Também houve, obviamente, os políticos oportunistas. Sabem que uma história assim mobiliza as pessoas e querem faturar principalmente nas redes sociais. O desafio é achar uma forma de chamar a atenção e parecer que está fazendo alguma coisa sem realmente ter de se mexer para ajudar a menina. Há várias formas de fazer isso: falando do decreto de armas, debatendo legítima defesa ou excludente de ilicitude, criticando a cobertura da mídia, defendendo o porte de arma. Essas reações são todas legítimas quando vindas de cidadãos e até da imprensa, mas são marketing puro se vêm de alguém que pode ajudar a menina e não o fez.
Recentemente, a Folha de S. Paulo obteve, via Lei de Acesso à Informação, dados inéditos do Ministério da Saúde sobre estupro. A realidade das nossas crianças é estarrecedora e todos os políticos que querem ser respeitados devem se engajar na luta para mudar essa situação. Se você imagina que é ruim, preste atenção nos seguintes números, fornecidos pelo governo com base em registros de saúde em todo o Brasil:
72% dos registros de violência sexual têm como vítimas menores de idade
18% dos estupros são cometidos contra crianças de menos de CINCO anos
68% dos estupros ocorrem na casa da vítima
48% dos casos envolvem estupradores são conhecidos da vítima
42% dos casos de estupros em menores de idade envolvem vítimas recorrentes
Diante dessa realidade, se você fosse uma autoridade, que providências tomaria ao ouvir que uma menina de 12 anos deu 2 tiros em um conhecido do pai que tentou entrar na casa dela após ela dizer não?

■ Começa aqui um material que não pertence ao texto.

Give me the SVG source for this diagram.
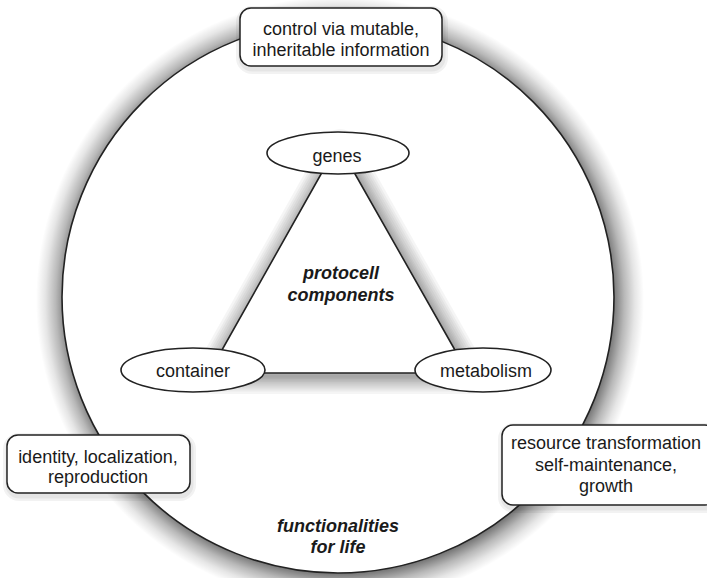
<svg xmlns="http://www.w3.org/2000/svg" width="707" height="578" viewBox="0 0 707 578">
<defs>
<radialGradient id="cg" gradientUnits="userSpaceOnUse" cx="340" cy="300" r="304">
<stop offset="0.89" stop-color="#000" stop-opacity="0.6"/>
<stop offset="0.935" stop-color="#000" stop-opacity="0.28"/>
<stop offset="0.97" stop-color="#000" stop-opacity="0.1"/>
<stop offset="1" stop-color="#000" stop-opacity="0"/>
</radialGradient>
</defs>
<style>
.ln{fill:#fff;stroke:#222;stroke-width:1.6}
.bx{fill:#fff;stroke:#222;stroke-width:1.5}
.gl{fill:none;stroke:#000;stroke-opacity:0.04;stroke-linejoin:round}
.gb{fill:none;stroke:#000;stroke-opacity:0.05;stroke-linejoin:round}
.t{font-family:"Liberation Sans",Arial,sans-serif;font-size:18px;fill:#1a1a1a;text-anchor:middle}
.bi{font-weight:bold;font-style:italic}
</style>
<rect width="707" height="578" fill="#fff"/>
<g id="connectors">
<circle cx="340" cy="300" r="304" fill="url(#cg)"/>
<circle class="ln" cx="338" cy="297" r="276"/>
<g transform="translate(2,3)">
<polygon class="gl" points="338,144 209,373 468,373" stroke-width="36"/>
<polygon class="gl" points="338,144 209,373 468,373" stroke-width="31"/>
<polygon class="gl" points="338,144 209,373 468,373" stroke-width="27"/>
<polygon class="gl" points="338,144 209,373 468,373" stroke-width="23"/>
<polygon class="gl" points="338,144 209,373 468,373" stroke-width="19"/>
<polygon class="gl" points="338,144 209,373 468,373" stroke-width="15"/>
<polygon class="gl" points="338,144 209,373 468,373" stroke-width="12"/>
<polygon class="gl" points="338,144 209,373 468,373" stroke-width="9"/>
<polygon class="gl" points="338,144 209,373 468,373" stroke-width="6"/>
<polygon class="gl" points="338,144 209,373 468,373" stroke-width="3"/>
</g>
<polygon class="ln" points="338,144 209,373 468,373" stroke-linejoin="round"/>
</g>
<g id="label-protocell">
<text class="t bi" x="341" y="279">protocell</text>
<text class="t bi" x="341" y="301">components</text>
</g>
<g id="label-functionalities">
<text class="t bi" x="338" y="532">functionalities</text>
<text class="t bi" x="338" y="553">for life</text>
</g>
<g id="genes">
<ellipse class="ln" cx="338" cy="153" rx="71" ry="21"/>
<text class="t" x="337" y="162">genes</text>
</g>
<g id="container">
<ellipse class="ln" cx="193" cy="370" rx="72" ry="22"/>
<text class="t" x="193" y="377">container</text>
</g>
<g id="metabolism">
<ellipse class="ln" cx="483" cy="370" rx="68" ry="22"/>
<text class="t" x="486" y="377">metabolism</text>
</g>
<g id="control">
<rect class="gb" x="241" y="11" width="202" height="58" rx="11" stroke-width="10"/>
<rect class="gb" x="241" y="11" width="202" height="58" rx="11" stroke-width="5"/>
<rect class="bx" x="240" y="8" width="202" height="58" rx="11"/>
<text class="t" x="341" y="35">control via mutable,</text>
<text class="t" x="341" y="56">inheritable information</text>
</g>
<g id="identity">
<rect class="gb" x="8" y="438" width="183" height="58" rx="11" stroke-width="10"/>
<rect class="gb" x="8" y="438" width="183" height="58" rx="11" stroke-width="5"/>
<rect class="bx" x="7" y="435" width="183" height="58" rx="11"/>
<text class="t" x="98" y="463">identity, localization,</text>
<text class="t" x="98" y="483">reproduction</text>
</g>
<g id="resource">
<rect class="gb" x="503" y="428" width="214" height="80" rx="11" stroke-width="10"/>
<rect class="gb" x="503" y="428" width="214" height="80" rx="11" stroke-width="5"/>
<rect class="bx" x="502" y="425" width="214" height="80" rx="11"/>
<text class="t" x="606" y="449">resource transformation</text>
<text class="t" x="606" y="471">self-maintenance,</text>
<text class="t" x="606" y="492">growth</text>
</g>
</svg>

Espero que não seja rodar a baiana em rede social e nada além disso.
Não é possível que nossas autoridades fechem os olhos para um drama tão assustador e que deixa marcas profundas em cada vítima, em cada família atingida, na sociedade como um todo. Cadê esses parlamentares de fortes pulmões para gritar pedindo apoio a esta menina? Não sabemos se ela foi atendida, se está segura, se isso aconteceu outras vezes, por que reagiu dessa maneira, se outras crianças são obrigadas a vivenciar o mesmo na região onde ela mora. Ninguém perguntou.
Ao cidadão comum resta tomar consciência do problema, cobrar soluções do Poder Público, ajudar no que for possível e, principalmente, parar de tratar político como bebezinho. Se foi pedir voto do povo para ter autoridade, que resolva. Se prestou concurso para ter autoridade até morrer, que resolva. Gritar muito na internet é para quem não tem o poder da caneta.